§ **Information supplied**
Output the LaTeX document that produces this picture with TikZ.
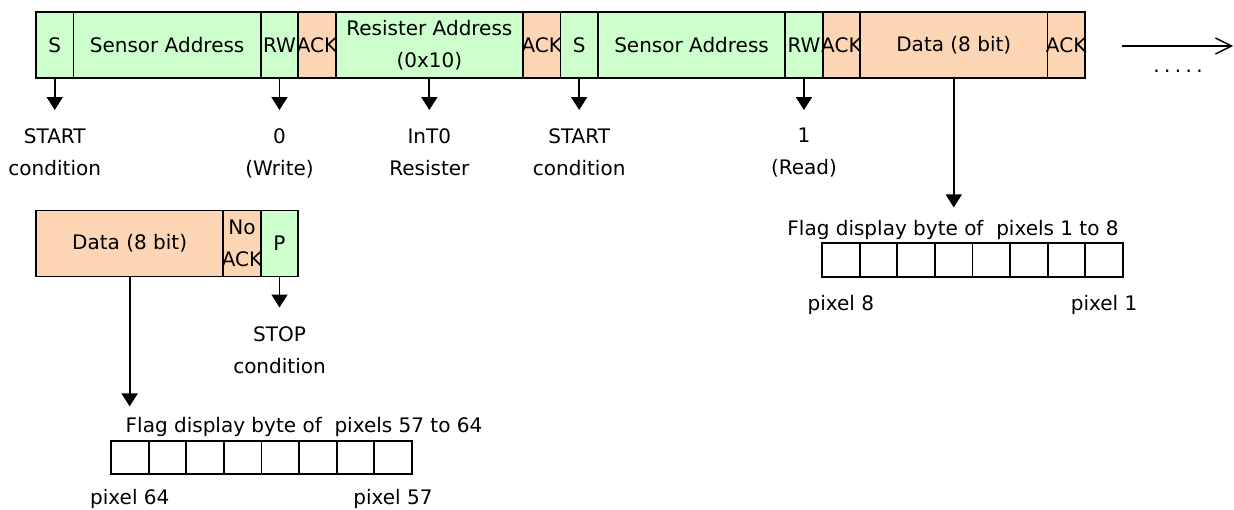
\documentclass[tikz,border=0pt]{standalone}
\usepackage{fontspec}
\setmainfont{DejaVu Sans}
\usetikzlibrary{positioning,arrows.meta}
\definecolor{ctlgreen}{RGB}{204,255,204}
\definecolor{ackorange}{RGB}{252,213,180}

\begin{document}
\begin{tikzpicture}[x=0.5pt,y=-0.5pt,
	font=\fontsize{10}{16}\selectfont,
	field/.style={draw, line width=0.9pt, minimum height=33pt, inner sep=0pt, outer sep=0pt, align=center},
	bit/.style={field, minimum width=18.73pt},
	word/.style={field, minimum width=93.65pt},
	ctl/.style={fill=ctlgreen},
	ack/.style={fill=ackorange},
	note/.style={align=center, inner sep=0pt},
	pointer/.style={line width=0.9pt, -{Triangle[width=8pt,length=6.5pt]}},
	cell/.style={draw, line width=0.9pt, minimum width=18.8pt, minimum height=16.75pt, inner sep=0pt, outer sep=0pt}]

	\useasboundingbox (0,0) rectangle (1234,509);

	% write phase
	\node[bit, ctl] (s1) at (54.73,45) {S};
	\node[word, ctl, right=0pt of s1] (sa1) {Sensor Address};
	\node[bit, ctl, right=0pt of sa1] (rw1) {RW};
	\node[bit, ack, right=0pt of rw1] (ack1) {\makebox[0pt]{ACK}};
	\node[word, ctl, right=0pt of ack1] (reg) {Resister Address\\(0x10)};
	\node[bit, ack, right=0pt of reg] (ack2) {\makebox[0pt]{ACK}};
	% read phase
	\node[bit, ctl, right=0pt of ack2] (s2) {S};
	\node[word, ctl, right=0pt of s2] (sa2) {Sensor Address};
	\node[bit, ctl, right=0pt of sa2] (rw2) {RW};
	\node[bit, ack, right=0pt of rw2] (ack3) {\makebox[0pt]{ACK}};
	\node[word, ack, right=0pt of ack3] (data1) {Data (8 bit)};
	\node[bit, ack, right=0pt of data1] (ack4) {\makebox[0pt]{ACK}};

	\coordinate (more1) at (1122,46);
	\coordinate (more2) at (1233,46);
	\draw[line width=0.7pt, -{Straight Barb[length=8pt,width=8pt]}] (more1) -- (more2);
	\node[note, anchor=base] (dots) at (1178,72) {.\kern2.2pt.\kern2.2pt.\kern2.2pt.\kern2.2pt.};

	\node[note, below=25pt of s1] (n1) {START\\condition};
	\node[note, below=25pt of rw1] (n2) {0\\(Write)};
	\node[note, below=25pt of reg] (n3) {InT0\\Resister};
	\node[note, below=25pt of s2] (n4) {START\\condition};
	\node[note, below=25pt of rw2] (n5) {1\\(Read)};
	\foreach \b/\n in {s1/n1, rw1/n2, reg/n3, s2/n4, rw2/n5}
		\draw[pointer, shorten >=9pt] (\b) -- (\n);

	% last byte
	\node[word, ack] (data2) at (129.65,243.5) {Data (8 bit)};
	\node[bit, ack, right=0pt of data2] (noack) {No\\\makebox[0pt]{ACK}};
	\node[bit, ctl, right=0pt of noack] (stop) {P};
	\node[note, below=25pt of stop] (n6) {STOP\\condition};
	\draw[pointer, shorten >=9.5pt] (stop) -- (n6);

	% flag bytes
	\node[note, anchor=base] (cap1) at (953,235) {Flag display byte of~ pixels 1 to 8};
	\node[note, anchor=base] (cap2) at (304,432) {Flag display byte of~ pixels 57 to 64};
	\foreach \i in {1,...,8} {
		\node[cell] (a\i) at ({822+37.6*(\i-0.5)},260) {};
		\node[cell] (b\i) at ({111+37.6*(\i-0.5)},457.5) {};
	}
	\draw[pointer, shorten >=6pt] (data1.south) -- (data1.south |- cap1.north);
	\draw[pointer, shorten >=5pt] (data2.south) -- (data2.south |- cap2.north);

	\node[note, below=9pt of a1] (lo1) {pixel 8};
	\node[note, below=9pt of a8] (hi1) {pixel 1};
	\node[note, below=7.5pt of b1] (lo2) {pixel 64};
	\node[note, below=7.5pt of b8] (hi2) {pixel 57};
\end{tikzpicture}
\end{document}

§ **Short problem**
Each line from the top of the material through the line containing "anchor=base] (dots) at" should be reproduced exactly; please drop any images.

§ **Answer to this exercise**
Output the LaTeX document that produces this picture with TikZ.
\documentclass[tikz,border=0pt]{standalone}
\usepackage{fontspec}
\setmainfont{DejaVu Sans}
\usetikzlibrary{positioning,arrows.meta}
\definecolor{ctlgreen}{RGB}{204,255,204}
\definecolor{ackorange}{RGB}{252,213,180}

\begin{document}
\begin{tikzpicture}[x=0.5pt,y=-0.5pt,
	font=\fontsize{10}{16}\selectfont,
	field/.style={draw, line width=0.9pt, minimum height=33pt, inner sep=0pt, outer sep=0pt, align=center},
	bit/.style={field, minimum width=18.73pt},
	word/.style={field, minimum width=93.65pt},
	ctl/.style={fill=ctlgreen},
	ack/.style={fill=ackorange},
	note/.style={align=center, inner sep=0pt},
	pointer/.style={line width=0.9pt, -{Triangle[width=8pt,length=6.5pt]}},
	cell/.style={draw, line width=0.9pt, minimum width=18.8pt, minimum height=16.75pt, inner sep=0pt, outer sep=0pt}]

	\useasboundingbox (0,0) rectangle (1234,509);

	% write phase
	\node[bit, ctl] (s1) at (54.73,45) {S};
	\node[word, ctl, right=0pt of s1] (sa1) {Sensor Address};
	\node[bit, ctl, right=0pt of sa1] (rw1) {RW};
	\node[bit, ack, right=0pt of rw1] (ack1) {\makebox[0pt]{ACK}};
	\node[word, ctl, right=0pt of ack1] (reg) {Resister Address\\(0x10)};
	\node[bit, ack, right=0pt of reg] (ack2) {\makebox[0pt]{ACK}};
	% read phase
	\node[bit, ctl, right=0pt of ack2] (s2) {S};
	\node[word, ctl, right=0pt of s2] (sa2) {Sensor Address};
	\node[bit, ctl, right=0pt of sa2] (rw2) {RW};
	\node[bit, ack, right=0pt of rw2] (ack3) {\makebox[0pt]{ACK}};
	\node[word, ack, right=0pt of ack3] (data1) {Data (8 bit)};
	\node[bit, ack, right=0pt of data1] (ack4) {\makebox[0pt]{ACK}};

	\coordinate (more1) at (1122,46);
	\coordinate (more2) at (1233,46);
	\draw[line width=0.7pt, -{Straight Barb[length=8pt,width=8pt]}] (more1) -- (more2);
	\node[note, anchor=base] (dots) at (1178,72) {.\kern2.2pt.\kern2.2pt.\kern2.2pt.\kern2.2pt.};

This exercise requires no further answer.